Prove that sqrt(6) is irrational.

Steps to Solve

1. Assume the opposite
   Let's assume that $\sqrt{6}$ is a rational number. This means we can express it as a fraction of two integers:
   $$ \sqrt{6} = \frac{a}{b} $$
   where $a$ and $b$ are integers with no common factors (in simplest form).

2. Square both sides
   To eliminate the square root, we square both sides of the equation:
   $$ 6 = \frac{a^2}{b^2} $$

3. Rearrange the equation
   Next, multiply both sides by $b^2$ to eliminate the fraction:
   $$ 6b^2 = a^2 $$

4. Analyze the equation
   This equation tells us that $a^2$ is equal to $6b^2$. Thus, $a^2$ must be even (since it is 6 times a whole number). If $a^2$ is even, then $a$ must also be even (as the square of an odd number is odd).

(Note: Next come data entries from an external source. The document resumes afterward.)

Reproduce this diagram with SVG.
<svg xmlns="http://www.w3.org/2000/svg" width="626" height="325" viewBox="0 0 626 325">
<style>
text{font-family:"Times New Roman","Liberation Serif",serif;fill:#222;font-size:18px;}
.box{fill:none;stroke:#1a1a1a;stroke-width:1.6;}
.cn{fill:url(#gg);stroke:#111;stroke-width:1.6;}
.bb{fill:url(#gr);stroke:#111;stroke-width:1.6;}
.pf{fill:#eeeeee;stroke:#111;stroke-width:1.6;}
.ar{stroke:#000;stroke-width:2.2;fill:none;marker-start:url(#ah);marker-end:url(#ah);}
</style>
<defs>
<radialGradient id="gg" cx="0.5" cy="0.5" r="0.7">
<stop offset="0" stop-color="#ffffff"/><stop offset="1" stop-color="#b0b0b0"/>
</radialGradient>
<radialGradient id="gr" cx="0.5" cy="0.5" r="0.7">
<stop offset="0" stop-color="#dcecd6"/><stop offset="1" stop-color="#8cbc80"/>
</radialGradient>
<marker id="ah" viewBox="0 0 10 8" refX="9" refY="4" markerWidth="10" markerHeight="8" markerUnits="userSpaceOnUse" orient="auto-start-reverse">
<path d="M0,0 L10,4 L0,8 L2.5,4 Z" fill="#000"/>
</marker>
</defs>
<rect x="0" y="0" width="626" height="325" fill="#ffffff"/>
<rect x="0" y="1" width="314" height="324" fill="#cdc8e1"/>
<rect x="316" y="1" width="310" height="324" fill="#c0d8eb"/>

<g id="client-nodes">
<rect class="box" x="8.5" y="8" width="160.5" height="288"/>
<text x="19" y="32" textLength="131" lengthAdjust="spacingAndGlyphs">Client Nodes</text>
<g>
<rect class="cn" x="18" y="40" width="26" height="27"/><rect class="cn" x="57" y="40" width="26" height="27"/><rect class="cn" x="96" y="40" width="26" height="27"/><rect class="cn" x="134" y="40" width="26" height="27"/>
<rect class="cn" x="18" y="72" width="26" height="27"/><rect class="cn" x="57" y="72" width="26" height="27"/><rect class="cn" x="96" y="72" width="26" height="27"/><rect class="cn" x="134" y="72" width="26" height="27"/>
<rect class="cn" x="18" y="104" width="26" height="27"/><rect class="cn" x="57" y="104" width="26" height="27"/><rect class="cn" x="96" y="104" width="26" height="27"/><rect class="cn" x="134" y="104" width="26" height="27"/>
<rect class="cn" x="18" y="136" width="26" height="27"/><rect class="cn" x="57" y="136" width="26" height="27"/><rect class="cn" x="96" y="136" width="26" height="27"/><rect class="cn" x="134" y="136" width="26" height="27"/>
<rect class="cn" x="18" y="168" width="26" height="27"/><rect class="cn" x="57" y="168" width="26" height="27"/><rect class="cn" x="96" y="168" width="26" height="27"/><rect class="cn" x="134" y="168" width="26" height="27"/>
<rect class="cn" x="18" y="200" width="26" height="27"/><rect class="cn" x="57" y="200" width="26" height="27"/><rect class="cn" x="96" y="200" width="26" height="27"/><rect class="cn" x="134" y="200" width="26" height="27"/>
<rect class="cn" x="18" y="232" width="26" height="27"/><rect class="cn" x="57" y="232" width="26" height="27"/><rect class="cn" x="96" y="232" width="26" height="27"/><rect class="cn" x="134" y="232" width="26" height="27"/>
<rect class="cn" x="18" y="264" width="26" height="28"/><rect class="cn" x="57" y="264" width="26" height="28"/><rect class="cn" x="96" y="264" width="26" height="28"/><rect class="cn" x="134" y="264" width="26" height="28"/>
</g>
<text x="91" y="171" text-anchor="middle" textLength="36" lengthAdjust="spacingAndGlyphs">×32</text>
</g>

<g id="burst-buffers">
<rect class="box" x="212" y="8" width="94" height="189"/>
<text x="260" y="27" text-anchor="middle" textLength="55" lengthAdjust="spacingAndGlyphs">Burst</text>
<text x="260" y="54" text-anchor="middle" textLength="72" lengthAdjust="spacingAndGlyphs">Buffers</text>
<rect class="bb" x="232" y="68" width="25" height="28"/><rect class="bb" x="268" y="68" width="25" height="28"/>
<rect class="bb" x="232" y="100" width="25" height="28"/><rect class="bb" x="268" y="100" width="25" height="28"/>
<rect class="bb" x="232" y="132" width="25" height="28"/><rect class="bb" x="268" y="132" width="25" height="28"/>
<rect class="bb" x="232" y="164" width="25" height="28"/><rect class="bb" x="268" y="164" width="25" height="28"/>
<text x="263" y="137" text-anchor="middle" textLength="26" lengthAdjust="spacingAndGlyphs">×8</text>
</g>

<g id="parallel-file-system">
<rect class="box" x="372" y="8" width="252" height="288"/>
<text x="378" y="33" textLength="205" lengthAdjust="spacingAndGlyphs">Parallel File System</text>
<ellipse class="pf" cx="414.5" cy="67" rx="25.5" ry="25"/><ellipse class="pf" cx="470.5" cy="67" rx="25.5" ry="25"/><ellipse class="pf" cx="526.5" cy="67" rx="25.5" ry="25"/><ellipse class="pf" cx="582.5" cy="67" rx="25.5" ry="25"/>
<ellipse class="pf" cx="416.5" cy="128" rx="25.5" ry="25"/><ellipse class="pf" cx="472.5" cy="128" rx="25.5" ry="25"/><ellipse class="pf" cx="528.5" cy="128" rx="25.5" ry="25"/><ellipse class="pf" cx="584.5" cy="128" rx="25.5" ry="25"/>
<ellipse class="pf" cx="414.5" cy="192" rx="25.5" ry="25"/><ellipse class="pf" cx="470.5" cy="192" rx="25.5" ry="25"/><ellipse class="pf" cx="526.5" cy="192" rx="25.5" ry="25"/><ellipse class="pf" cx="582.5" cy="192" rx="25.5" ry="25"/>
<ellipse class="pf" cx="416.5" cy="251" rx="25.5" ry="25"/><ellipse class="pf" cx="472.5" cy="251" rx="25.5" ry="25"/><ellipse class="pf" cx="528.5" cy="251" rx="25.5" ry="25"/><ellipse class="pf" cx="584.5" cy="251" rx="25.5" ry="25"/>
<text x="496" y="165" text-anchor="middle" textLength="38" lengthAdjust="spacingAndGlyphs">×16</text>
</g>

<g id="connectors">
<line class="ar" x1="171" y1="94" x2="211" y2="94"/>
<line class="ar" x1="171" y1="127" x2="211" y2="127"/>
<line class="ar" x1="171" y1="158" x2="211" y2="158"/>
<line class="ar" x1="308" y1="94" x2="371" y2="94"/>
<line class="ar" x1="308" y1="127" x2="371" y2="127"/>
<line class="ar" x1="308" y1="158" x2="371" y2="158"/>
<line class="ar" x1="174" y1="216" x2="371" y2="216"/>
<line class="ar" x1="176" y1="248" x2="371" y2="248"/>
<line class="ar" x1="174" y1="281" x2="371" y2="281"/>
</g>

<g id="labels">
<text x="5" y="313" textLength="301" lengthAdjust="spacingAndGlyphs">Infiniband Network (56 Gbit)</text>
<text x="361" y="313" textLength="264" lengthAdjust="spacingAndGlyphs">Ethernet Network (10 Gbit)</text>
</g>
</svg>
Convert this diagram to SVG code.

5. Express $a$ as an even integer
   Since $a$ is even, we can write it as:
   $$ a = 2k $$
   for some integer $k$.

6. Substitute back into the equation
   Now substitute $a$ into the equation $6b^2 = a^2$:
   $$ 6b^2 = (2k)^2 $$
   This simplifies to:
   $$ 6b^2 = 4k^2 $$

7. Rearrange and simplify
   Dividing both sides by 2 gives us:
   $$ 3b^2 = 2k^2 $$
   This tells us that $2k^2$ is divisible by 3, which means that $k^2$ is also divisible by 3. Therefore, $k$ must also be divisible by 3.

8. Conclusion
   Since both $a$ and $b$ are even (both have a factor of 2 and 3), there must be a common factor between $a$ and $b$, which contradicts our assumption that $a$ and $b$ are in simplest form (with no common factors).

Hence, our assumption that $\sqrt{6}$ is rational must be false, proving that $\sqrt{6}$ is irrational.